The question is, how long before people wise up to their con tricks?

muriel_volestrangler

(101,271 posts)
7. And many Brexiteers already say they see five fingers
Mon Feb 17, 2020, 03:28 PM
Feb 2020
The claim that the electorate voted in 2016 for a “hard” Brexit is the precise equivalent of the Interrogator in George Orwell’s “1984” who shows Winston Smith only four fingers but insists that his victim should be willing to say he sees five at the Party’s behest.

When I pointed out to a rabid Brexiteer that the official Leave campaign said

"Some claim we will not get a trade deal but there is a European free trade zone from Iceland to the Russian border and we will be part of it.

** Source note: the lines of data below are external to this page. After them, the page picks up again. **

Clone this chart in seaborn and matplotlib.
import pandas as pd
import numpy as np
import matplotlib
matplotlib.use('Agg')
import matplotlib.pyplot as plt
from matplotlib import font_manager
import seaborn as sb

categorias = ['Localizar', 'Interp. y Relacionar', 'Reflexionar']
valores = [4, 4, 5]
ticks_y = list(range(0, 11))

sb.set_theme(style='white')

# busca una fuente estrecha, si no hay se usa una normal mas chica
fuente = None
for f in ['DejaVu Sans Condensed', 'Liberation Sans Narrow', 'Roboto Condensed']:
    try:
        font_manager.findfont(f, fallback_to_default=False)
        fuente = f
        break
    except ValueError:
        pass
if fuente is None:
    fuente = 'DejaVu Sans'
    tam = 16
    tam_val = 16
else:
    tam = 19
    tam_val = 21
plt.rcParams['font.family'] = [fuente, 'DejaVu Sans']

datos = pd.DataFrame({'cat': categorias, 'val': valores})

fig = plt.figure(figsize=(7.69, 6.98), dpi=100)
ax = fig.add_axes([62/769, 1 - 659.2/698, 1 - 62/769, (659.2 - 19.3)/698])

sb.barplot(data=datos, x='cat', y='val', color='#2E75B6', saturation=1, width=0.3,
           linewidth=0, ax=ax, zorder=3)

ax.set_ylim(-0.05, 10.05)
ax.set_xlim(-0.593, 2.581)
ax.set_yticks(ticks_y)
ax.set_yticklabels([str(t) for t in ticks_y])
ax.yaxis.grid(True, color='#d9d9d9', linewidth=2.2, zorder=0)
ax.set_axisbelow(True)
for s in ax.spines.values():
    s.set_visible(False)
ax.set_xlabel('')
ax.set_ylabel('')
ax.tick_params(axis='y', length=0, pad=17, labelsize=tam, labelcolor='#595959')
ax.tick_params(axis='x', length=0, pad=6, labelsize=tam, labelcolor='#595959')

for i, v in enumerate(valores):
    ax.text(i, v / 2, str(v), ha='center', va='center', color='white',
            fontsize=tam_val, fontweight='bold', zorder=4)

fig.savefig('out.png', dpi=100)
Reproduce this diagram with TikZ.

he denied reality and said that "will" means "could". And then said that since being a member of EEA, the European free trade zone that includes Iceland, would mean being part of the single market and using the European Court of Justice, it would actually be against the decision to leave, but everyone should have known that, and so a hard Brexit is the only thing any Leave voter wanted.

OnDoutside

(19,948 posts)
10. And with the U.S. and Australia telling the U.K. that they must do a deal with the EU first,
Mon Feb 17, 2020, 06:17 PM
Feb 2020

they have very little room to negotiate. They may well use Northern Ireland as a hostage, but Pelosi has already said that she would block any U.S. -U.K. trade deal if the U.K.tried to screwed. I really don't know how they proceed.